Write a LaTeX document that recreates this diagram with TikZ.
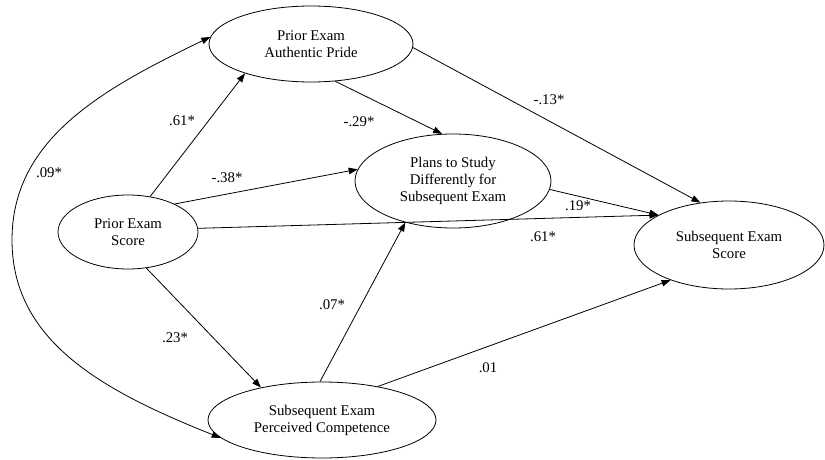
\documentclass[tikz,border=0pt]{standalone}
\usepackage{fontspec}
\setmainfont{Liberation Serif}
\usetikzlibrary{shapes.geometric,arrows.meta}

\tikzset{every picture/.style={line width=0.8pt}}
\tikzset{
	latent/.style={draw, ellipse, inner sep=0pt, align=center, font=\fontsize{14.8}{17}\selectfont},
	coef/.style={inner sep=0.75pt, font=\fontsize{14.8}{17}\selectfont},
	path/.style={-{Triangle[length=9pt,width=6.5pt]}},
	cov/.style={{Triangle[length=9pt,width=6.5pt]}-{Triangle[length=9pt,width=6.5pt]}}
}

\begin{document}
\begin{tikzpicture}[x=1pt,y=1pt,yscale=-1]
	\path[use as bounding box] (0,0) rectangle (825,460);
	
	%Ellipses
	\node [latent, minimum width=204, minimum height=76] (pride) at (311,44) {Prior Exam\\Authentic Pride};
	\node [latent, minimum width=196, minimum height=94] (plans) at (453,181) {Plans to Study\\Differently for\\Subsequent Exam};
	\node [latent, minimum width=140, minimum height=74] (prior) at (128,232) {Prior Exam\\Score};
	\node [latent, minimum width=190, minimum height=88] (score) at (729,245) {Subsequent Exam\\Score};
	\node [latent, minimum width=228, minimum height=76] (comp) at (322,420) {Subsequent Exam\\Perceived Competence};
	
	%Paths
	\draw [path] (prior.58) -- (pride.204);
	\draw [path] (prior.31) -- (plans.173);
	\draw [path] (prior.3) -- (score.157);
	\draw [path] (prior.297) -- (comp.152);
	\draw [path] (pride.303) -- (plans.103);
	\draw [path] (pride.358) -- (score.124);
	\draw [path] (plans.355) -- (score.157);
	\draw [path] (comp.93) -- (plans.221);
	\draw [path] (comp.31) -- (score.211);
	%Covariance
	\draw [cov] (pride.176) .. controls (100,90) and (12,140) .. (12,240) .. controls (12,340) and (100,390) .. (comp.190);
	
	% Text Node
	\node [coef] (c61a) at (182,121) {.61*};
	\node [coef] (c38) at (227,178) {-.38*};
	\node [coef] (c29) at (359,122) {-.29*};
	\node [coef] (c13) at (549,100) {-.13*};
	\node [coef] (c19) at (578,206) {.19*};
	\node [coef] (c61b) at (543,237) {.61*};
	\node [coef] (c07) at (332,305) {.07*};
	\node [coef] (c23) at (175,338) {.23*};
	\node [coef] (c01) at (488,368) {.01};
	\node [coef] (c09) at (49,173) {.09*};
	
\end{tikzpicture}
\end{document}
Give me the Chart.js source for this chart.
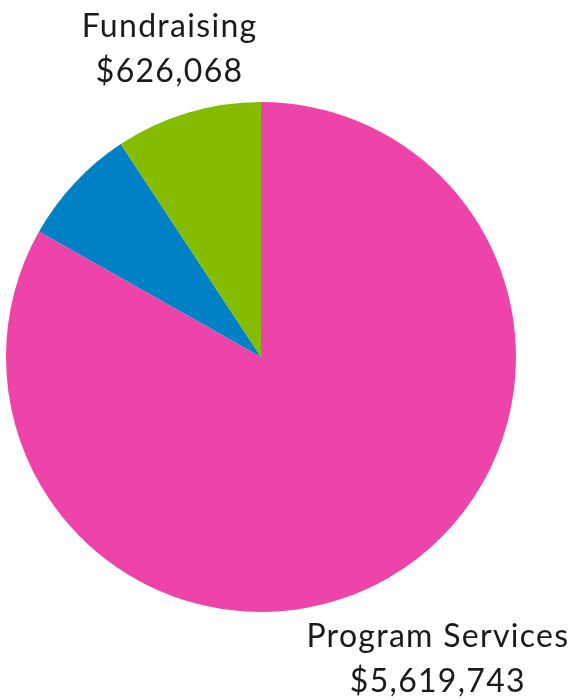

_ _ _

Stated exercise: From the opening line of the listing above through the line bearing "(100,390) .. (comp.190);", repeat each line exactly. Drop every picture.

Solution to this exercise:
Write a LaTeX document that recreates this diagram with TikZ.
\documentclass[tikz,border=0pt]{standalone}
\usepackage{fontspec}
\setmainfont{Liberation Serif}
\usetikzlibrary{shapes.geometric,arrows.meta}

\tikzset{every picture/.style={line width=0.8pt}}
\tikzset{
	latent/.style={draw, ellipse, inner sep=0pt, align=center, font=\fontsize{14.8}{17}\selectfont},
	coef/.style={inner sep=0.75pt, font=\fontsize{14.8}{17}\selectfont},
	path/.style={-{Triangle[length=9pt,width=6.5pt]}},
	cov/.style={{Triangle[length=9pt,width=6.5pt]}-{Triangle[length=9pt,width=6.5pt]}}
}

\begin{document}
\begin{tikzpicture}[x=1pt,y=1pt,yscale=-1]
	\path[use as bounding box] (0,0) rectangle (825,460);
	
	%Ellipses
	\node [latent, minimum width=204, minimum height=76] (pride) at (311,44) {Prior Exam\\Authentic Pride};
	\node [latent, minimum width=196, minimum height=94] (plans) at (453,181) {Plans to Study\\Differently for\\Subsequent Exam};
	\node [latent, minimum width=140, minimum height=74] (prior) at (128,232) {Prior Exam\\Score};
	\node [latent, minimum width=190, minimum height=88] (score) at (729,245) {Subsequent Exam\\Score};
	\node [latent, minimum width=228, minimum height=76] (comp) at (322,420) {Subsequent Exam\\Perceived Competence};
	
	%Paths
	\draw [path] (prior.58) -- (pride.204);
	\draw [path] (prior.31) -- (plans.173);
	\draw [path] (prior.3) -- (score.157);
	\draw [path] (prior.297) -- (comp.152);
	\draw [path] (pride.303) -- (plans.103);
	\draw [path] (pride.358) -- (score.124);
	\draw [path] (plans.355) -- (score.157);
	\draw [path] (comp.93) -- (plans.221);
	\draw [path] (comp.31) -- (score.211);
	%Covariance
	\draw [cov] (pride.176) .. controls (100,90) and (12,140) .. (12,240) .. controls (12,340) and (100,390) .. (comp.190);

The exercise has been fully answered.